> **The problem**: Copy out all the lines where "this" shows up.

> **Material**:
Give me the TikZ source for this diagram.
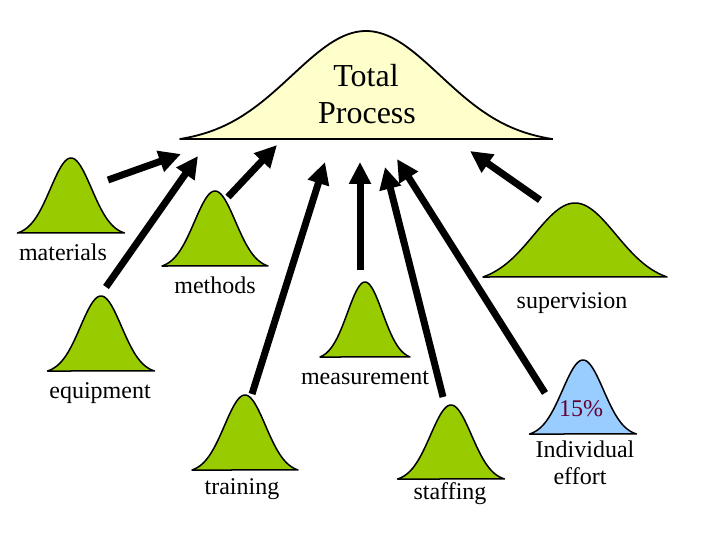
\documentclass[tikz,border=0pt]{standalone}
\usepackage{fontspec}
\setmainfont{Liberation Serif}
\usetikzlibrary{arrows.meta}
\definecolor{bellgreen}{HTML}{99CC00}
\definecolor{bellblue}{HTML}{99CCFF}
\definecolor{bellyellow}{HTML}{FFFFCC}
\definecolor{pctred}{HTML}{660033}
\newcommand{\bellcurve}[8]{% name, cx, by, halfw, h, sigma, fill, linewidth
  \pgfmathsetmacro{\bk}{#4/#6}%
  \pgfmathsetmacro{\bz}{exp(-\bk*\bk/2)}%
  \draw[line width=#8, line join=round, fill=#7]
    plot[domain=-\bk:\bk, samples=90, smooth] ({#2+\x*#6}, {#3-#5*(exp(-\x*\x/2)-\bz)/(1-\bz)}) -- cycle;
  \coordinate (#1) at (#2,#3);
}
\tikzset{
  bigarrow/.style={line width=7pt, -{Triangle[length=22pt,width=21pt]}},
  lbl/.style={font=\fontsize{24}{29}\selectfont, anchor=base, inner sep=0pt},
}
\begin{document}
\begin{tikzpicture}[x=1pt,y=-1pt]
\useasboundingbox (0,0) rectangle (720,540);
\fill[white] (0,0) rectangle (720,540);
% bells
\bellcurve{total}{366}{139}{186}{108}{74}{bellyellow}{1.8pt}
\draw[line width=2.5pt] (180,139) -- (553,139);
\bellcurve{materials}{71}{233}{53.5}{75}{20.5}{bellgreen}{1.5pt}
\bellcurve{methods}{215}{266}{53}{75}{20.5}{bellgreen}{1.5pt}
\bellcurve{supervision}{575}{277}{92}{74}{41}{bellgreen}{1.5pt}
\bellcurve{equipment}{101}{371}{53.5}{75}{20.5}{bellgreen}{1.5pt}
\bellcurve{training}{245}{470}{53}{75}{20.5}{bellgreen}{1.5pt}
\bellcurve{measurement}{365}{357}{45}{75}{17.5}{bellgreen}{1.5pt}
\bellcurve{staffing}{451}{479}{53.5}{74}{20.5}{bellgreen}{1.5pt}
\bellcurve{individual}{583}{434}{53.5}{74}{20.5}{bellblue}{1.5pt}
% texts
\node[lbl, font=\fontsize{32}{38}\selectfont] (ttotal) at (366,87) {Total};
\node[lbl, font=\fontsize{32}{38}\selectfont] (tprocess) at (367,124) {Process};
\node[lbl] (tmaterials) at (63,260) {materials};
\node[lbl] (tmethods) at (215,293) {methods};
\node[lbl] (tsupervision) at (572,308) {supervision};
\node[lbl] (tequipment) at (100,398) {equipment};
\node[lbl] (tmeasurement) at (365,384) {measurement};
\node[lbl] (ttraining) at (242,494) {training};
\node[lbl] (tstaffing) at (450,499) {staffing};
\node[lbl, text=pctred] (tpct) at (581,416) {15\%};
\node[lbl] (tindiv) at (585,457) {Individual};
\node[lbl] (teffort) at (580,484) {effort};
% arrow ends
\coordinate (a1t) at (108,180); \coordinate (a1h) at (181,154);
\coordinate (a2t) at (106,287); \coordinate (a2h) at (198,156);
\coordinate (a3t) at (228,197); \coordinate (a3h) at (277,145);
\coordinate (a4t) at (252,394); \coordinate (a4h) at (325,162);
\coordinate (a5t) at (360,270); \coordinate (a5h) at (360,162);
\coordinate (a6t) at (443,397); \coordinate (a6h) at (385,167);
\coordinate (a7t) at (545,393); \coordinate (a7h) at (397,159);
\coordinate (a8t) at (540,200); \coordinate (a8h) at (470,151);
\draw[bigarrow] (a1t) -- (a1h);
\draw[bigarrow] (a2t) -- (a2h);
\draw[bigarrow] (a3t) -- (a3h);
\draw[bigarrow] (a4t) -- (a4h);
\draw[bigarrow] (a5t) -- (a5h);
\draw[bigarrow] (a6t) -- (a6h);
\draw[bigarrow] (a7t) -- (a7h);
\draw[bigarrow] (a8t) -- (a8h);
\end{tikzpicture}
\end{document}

* * *

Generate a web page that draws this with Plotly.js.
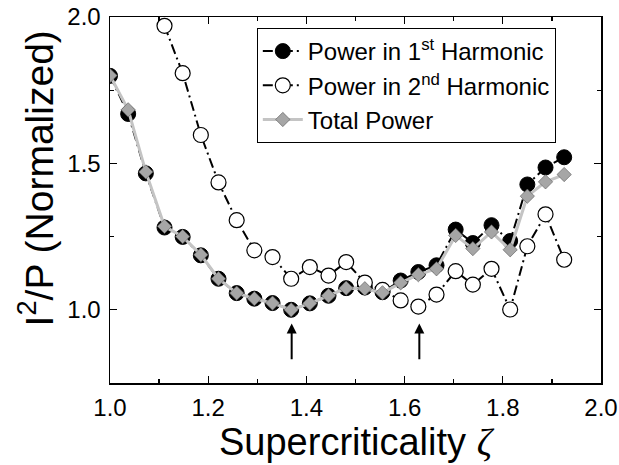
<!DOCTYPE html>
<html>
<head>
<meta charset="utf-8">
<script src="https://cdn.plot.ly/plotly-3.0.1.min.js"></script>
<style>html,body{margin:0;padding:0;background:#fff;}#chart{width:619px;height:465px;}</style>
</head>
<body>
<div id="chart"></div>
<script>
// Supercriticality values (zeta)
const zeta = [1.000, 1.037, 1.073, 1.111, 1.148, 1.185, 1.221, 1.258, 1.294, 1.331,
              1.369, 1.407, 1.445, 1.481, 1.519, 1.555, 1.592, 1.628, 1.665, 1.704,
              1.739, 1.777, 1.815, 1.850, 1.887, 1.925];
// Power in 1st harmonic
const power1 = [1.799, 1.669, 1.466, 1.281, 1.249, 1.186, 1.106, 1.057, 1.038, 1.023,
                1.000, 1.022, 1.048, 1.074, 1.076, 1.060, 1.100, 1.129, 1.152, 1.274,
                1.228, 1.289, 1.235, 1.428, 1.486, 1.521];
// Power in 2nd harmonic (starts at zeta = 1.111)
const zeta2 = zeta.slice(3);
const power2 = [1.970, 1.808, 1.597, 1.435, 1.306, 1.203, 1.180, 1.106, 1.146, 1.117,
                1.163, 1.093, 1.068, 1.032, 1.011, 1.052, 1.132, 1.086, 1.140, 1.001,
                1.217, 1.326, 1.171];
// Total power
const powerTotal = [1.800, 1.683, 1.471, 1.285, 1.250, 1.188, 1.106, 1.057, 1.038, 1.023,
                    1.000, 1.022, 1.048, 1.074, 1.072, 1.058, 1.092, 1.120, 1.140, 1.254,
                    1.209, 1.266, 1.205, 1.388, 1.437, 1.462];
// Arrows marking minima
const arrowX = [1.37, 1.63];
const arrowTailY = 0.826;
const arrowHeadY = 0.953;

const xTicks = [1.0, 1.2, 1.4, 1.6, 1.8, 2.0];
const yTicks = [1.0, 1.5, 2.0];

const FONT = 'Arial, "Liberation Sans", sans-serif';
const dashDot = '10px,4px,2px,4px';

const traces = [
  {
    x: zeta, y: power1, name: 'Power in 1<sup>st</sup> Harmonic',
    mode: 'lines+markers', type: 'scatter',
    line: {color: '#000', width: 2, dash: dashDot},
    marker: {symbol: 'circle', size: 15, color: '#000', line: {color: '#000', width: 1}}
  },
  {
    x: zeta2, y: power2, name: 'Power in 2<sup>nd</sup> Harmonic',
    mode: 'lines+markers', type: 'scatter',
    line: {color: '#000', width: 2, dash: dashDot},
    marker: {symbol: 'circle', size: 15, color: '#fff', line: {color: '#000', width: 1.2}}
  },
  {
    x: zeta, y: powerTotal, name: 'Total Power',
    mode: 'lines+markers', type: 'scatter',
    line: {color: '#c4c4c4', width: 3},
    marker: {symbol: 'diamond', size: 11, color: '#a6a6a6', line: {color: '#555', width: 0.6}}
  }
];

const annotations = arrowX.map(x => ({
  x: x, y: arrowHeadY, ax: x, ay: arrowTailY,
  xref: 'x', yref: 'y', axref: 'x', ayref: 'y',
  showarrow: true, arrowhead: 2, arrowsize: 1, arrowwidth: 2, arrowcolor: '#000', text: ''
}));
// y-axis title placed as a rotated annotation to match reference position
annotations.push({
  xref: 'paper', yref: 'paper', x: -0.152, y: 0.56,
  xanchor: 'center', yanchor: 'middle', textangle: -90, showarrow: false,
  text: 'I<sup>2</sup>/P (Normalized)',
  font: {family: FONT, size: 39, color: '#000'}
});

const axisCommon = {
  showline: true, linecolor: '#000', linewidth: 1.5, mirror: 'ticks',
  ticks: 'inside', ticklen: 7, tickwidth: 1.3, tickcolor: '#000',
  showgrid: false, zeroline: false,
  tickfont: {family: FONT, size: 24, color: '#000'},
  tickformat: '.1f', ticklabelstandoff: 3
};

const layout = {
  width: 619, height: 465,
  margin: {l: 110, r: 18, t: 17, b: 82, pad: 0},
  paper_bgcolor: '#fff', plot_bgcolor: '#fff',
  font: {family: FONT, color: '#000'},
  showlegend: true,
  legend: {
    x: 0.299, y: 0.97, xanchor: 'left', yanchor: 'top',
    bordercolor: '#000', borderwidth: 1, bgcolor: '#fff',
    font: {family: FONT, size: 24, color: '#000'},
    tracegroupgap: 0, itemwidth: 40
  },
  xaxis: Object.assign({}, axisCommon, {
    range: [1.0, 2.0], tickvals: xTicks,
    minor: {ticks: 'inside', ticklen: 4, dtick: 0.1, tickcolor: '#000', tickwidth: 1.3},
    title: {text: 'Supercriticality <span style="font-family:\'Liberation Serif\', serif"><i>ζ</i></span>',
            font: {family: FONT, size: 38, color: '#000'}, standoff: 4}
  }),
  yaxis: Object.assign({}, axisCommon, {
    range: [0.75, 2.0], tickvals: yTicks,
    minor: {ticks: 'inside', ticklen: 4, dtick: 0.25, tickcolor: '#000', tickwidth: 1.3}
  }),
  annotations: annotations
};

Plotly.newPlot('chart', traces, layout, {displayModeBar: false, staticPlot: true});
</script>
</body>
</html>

> **Written reply**:
Give me the TikZ source for this diagram.
Generate a web page that draws this with Plotly.js.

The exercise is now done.